DIRECTIONS FOR THIS TASK: Below are some records. Retype exactly the lines from the one containing "Convert this chart" through the one containing "ax = fig.add_axes([62", both included, skipping every picture.

DATA LISTING:
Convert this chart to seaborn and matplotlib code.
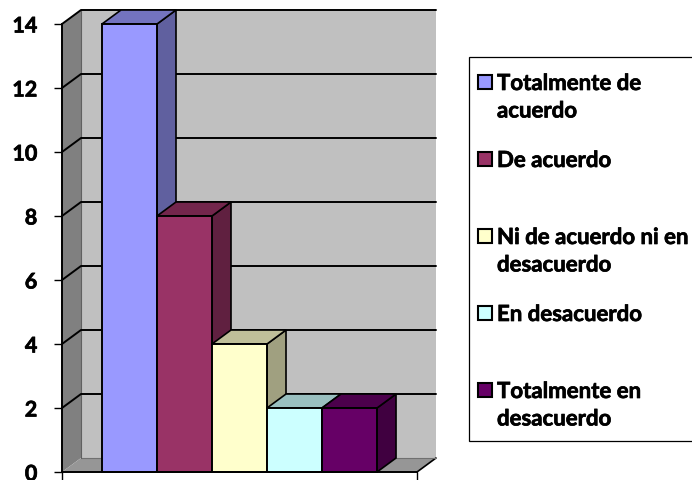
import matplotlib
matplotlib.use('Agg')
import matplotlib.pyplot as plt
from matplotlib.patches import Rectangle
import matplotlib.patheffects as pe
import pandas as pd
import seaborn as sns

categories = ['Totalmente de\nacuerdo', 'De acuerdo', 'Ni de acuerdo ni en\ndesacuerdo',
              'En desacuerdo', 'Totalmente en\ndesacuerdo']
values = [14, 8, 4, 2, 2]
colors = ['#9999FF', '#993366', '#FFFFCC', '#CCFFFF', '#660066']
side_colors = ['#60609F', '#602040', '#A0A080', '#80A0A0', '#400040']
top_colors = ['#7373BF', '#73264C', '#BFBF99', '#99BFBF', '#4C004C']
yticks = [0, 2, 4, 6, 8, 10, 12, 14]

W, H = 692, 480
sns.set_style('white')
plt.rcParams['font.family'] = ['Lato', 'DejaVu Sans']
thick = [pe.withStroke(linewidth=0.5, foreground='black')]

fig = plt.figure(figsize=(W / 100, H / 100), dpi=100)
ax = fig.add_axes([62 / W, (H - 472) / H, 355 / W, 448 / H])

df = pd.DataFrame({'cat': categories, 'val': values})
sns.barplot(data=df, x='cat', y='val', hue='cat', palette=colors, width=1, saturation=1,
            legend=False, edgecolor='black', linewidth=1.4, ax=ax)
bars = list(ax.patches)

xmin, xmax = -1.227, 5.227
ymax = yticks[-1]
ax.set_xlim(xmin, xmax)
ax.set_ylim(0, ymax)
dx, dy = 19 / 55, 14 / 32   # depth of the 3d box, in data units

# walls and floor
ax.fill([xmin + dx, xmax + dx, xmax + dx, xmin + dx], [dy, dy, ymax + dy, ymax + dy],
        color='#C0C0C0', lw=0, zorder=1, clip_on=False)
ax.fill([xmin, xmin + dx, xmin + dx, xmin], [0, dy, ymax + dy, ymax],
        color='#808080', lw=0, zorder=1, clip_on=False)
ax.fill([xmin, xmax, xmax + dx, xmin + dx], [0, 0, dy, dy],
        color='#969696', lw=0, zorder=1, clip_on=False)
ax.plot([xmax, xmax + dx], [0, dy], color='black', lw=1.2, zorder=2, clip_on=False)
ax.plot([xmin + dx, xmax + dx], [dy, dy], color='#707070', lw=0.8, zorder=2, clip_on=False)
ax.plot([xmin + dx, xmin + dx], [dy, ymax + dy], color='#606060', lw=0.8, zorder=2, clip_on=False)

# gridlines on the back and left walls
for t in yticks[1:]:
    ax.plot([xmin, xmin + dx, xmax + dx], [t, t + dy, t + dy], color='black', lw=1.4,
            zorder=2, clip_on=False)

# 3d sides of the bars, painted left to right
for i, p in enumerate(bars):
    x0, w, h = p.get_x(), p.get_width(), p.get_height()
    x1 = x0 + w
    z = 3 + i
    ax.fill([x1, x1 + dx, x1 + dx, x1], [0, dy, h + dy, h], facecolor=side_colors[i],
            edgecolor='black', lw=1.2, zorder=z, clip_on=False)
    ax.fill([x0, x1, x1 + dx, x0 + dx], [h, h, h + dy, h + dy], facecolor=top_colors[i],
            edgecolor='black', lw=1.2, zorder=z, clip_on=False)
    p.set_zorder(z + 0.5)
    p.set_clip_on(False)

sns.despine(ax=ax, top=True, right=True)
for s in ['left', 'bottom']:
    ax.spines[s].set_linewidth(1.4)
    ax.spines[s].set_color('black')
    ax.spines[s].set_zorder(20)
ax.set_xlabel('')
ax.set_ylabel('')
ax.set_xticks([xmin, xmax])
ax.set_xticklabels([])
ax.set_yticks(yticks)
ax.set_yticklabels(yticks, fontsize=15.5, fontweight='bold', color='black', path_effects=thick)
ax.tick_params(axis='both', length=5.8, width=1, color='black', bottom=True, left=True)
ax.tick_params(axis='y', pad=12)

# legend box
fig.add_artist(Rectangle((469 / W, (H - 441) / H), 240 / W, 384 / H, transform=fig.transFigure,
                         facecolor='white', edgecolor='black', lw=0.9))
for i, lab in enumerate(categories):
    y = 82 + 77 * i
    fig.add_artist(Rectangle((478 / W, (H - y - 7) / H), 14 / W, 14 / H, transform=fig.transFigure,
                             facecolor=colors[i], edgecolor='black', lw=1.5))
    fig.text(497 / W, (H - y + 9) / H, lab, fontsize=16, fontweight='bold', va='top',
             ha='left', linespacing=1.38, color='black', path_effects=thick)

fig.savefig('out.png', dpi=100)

--

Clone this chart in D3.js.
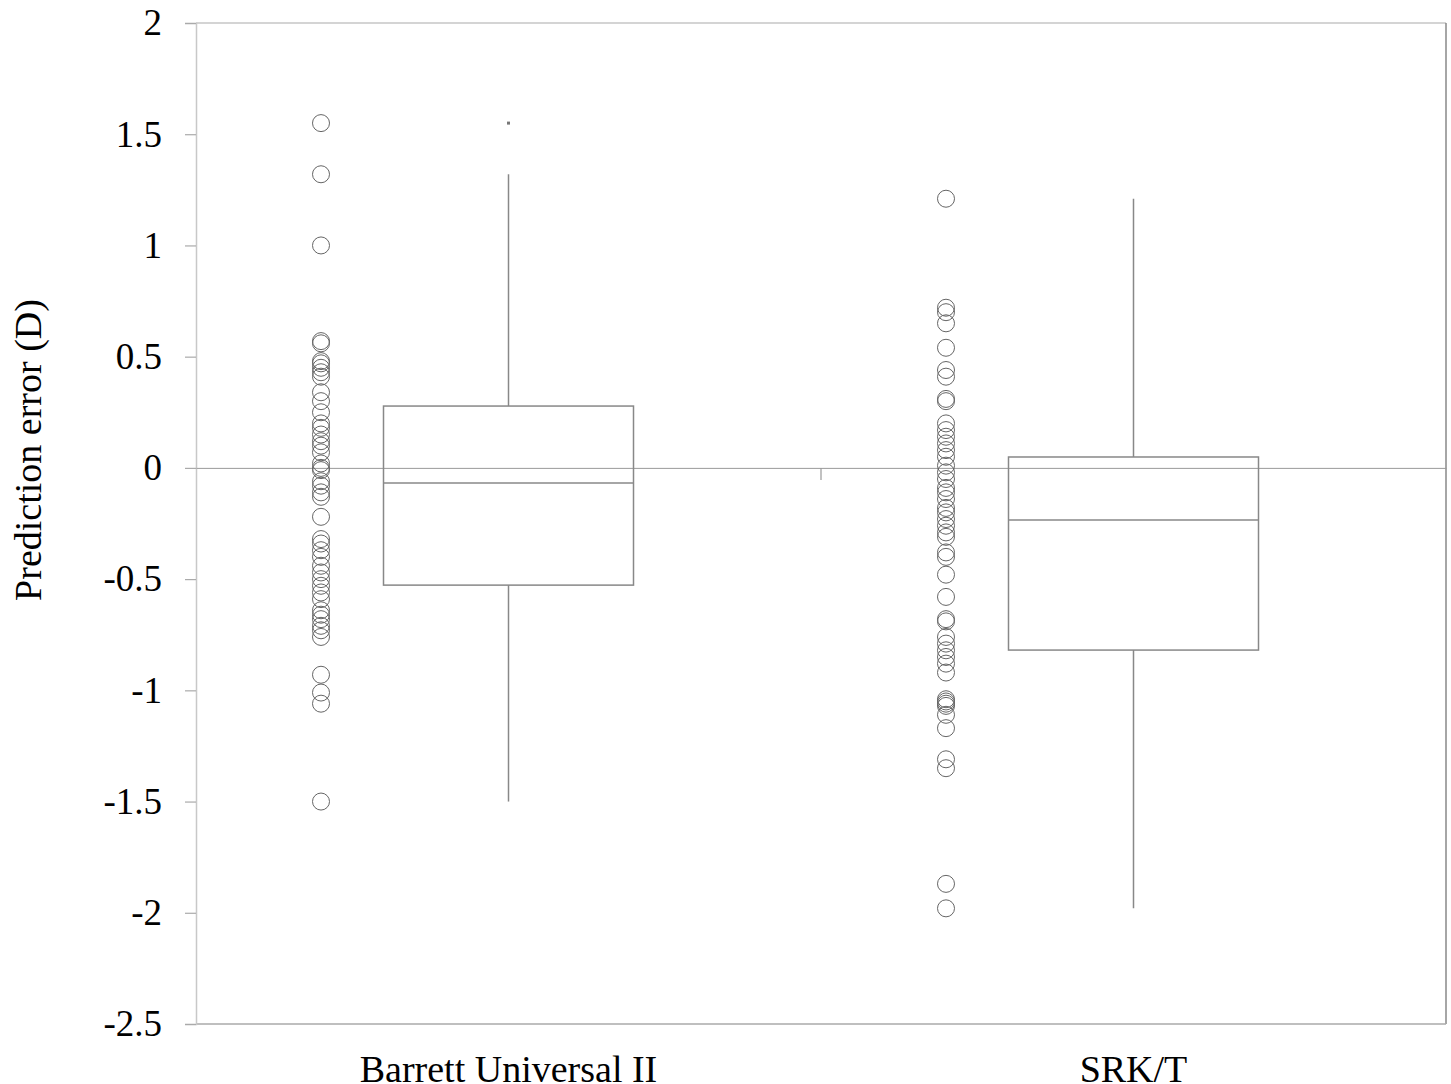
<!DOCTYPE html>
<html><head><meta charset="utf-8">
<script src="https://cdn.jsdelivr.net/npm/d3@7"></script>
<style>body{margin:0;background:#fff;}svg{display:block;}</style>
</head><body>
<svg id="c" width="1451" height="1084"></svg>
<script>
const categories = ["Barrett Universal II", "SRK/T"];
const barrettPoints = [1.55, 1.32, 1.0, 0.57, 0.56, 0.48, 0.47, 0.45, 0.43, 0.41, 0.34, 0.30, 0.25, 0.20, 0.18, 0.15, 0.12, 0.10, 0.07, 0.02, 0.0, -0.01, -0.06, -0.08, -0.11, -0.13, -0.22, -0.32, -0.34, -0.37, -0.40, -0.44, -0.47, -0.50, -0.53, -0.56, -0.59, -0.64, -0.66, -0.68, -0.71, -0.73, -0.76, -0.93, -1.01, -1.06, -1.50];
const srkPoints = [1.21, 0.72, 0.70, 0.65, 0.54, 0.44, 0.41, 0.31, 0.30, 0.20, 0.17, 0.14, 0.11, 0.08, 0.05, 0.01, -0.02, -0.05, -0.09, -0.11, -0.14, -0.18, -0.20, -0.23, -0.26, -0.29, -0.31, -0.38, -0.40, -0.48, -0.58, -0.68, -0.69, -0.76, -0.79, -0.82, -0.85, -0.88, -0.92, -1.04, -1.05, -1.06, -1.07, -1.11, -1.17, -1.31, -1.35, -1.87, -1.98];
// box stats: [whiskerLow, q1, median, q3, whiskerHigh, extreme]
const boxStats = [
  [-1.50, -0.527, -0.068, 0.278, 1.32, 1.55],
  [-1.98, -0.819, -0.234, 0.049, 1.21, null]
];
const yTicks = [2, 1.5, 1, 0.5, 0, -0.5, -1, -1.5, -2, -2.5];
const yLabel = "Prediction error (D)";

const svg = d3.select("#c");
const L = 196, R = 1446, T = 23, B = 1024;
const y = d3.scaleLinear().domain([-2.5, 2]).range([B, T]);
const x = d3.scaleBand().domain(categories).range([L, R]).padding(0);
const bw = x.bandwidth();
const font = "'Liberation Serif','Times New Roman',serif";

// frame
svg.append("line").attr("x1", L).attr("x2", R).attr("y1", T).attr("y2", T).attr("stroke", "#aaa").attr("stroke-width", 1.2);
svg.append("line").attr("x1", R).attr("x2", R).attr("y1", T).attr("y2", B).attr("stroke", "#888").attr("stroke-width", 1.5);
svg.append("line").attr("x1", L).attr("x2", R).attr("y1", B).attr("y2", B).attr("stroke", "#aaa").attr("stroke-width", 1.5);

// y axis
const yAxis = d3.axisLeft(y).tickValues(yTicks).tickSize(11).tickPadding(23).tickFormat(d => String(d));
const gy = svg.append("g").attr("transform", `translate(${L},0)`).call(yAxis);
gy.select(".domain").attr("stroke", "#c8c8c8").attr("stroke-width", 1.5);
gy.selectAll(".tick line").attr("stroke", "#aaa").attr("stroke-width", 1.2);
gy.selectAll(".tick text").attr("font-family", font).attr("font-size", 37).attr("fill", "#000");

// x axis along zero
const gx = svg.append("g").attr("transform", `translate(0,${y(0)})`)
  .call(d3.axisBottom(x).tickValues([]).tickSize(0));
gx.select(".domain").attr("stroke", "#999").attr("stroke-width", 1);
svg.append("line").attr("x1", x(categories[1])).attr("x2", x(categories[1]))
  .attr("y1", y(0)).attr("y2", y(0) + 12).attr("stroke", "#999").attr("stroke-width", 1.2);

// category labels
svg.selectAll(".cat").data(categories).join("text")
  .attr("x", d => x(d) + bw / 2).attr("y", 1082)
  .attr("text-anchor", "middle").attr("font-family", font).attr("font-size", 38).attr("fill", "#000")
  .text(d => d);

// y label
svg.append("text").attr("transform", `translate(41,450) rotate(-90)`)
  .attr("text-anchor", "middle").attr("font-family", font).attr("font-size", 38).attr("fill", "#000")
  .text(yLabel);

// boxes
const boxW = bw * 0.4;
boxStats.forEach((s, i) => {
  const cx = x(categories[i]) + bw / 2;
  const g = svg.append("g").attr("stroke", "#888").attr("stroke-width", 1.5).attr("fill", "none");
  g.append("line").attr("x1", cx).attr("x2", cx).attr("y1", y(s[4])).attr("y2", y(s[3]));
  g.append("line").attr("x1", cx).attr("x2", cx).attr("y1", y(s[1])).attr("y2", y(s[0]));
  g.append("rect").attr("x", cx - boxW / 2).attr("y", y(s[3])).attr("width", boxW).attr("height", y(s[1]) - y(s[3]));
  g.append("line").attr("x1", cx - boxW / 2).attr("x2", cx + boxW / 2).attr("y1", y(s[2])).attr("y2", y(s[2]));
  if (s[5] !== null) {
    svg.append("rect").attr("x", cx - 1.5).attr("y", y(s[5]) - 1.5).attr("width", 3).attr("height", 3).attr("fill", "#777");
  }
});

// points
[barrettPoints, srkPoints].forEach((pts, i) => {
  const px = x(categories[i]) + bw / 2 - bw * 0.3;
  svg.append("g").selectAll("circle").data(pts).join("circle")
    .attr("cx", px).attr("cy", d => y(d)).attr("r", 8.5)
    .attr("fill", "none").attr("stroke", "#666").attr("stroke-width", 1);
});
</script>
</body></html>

FINAL ANSWER:
Convert this chart to seaborn and matplotlib code.
import matplotlib
matplotlib.use('Agg')
import matplotlib.pyplot as plt
from matplotlib.patches import Rectangle
import matplotlib.patheffects as pe
import pandas as pd
import seaborn as sns

categories = ['Totalmente de\nacuerdo', 'De acuerdo', 'Ni de acuerdo ni en\ndesacuerdo',
              'En desacuerdo', 'Totalmente en\ndesacuerdo']
values = [14, 8, 4, 2, 2]
colors = ['#9999FF', '#993366', '#FFFFCC', '#CCFFFF', '#660066']
side_colors = ['#60609F', '#602040', '#A0A080', '#80A0A0', '#400040']
top_colors = ['#7373BF', '#73264C', '#BFBF99', '#99BFBF', '#4C004C']
yticks = [0, 2, 4, 6, 8, 10, 12, 14]

W, H = 692, 480
sns.set_style('white')
plt.rcParams['font.family'] = ['Lato', 'DejaVu Sans']
thick = [pe.withStroke(linewidth=0.5, foreground='black')]

fig = plt.figure(figsize=(W / 100, H / 100), dpi=100)
ax = fig.add_axes([62 / W, (H - 472) / H, 355 / W, 448 / H])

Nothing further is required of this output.